Zimbabwe National Students Union petitioned justice minister Ziyambi Ziyambi to Release Its President

THE Zimbabwe National Students Union (ZINASU) Thursday petitioned justice minister Ziyambi Ziyambi to release its incarcerated President Takudzwa Ngadziore from Harare Remand Prison.
Ngadziore has been languishing at Harare Remand Prison for the past 25 days.
This follows his arrest in Harare, some hundreds of metres away from Impala Car Rental premises.
The student rights activist was addressing the media when he got arrested.
Before his arrest, Ngadziore was assaulted and left for dead by unidentified men in full view of some police officers.
He was later charged with inciting public violence as well as violating his bail conditions for a case in which he got arrested in front of the same car rental company sometime before.
At the time, he and his colleagues were demanding the company to release information relating to the abduction of fellow student, Tawanda Muchehiwa in Bulawayo by suspected state security agents.
“We have made it clear in our petition that Takudzwa Ngadziore is innocent and is a victim of Zanu PF thuggery. He is a victim of state thuggery,” students union secretary general Tapiwanashe Chiriga told NewZimbabwe.com, just after submitting the petition to Ziyambi.

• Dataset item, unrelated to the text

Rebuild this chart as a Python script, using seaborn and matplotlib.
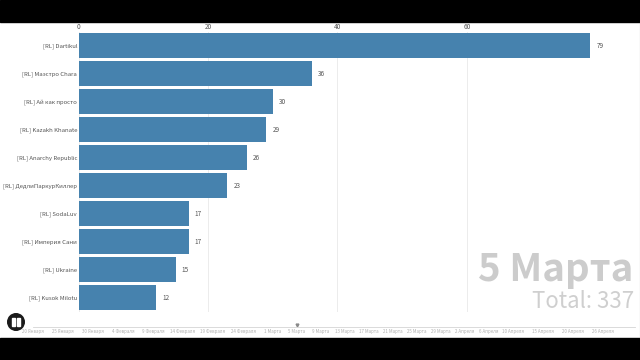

“As students, we have been persecuted by our own chancellor in the name of Emmerson Mnangagwa.
“As we speak today, since the beginning of the year, more than 30 students have been arrested for one charge or another. All relating to demonstration which itself is a constitutional right,” Chiriga said.
Chiriga said Ngadziore was being punished for demanding answers to Muchehiwa’s abduction.
Muchehiwa, a journalism student at Midlands State University, was abducted in Bulawayo on the eve of the foiled July 31 anti-corruption protest which had been called by opposition Transform Zimbabwe leader Jacob Ngarivhume.
Muchehiwa was held against his will by his captors for three days, the period he was allegedly assaulted and tortured for his political activism.
ZINASU national gender secretary Nancy Njenge who also formed the petitioning party to Ziyambi’s office, bemoaned the collapse of the justice delivery system in Zimbabwe.
“The courts, as usual, chose to ignore the victimisation and torture of Takudzwa Ngadziore and chose to keep him under their custody.
“This is the new norm in the Zimbabwean judiciary, as long as one speaks their mind out or express dissatisfaction in anything done by the government, they get abducted, tortured and unlawfully detained,” Njenge said.
Ngadziore’s bail application was heard Tuesday at the High Court with Justice Webster Giti reserving indefinitely his judgement.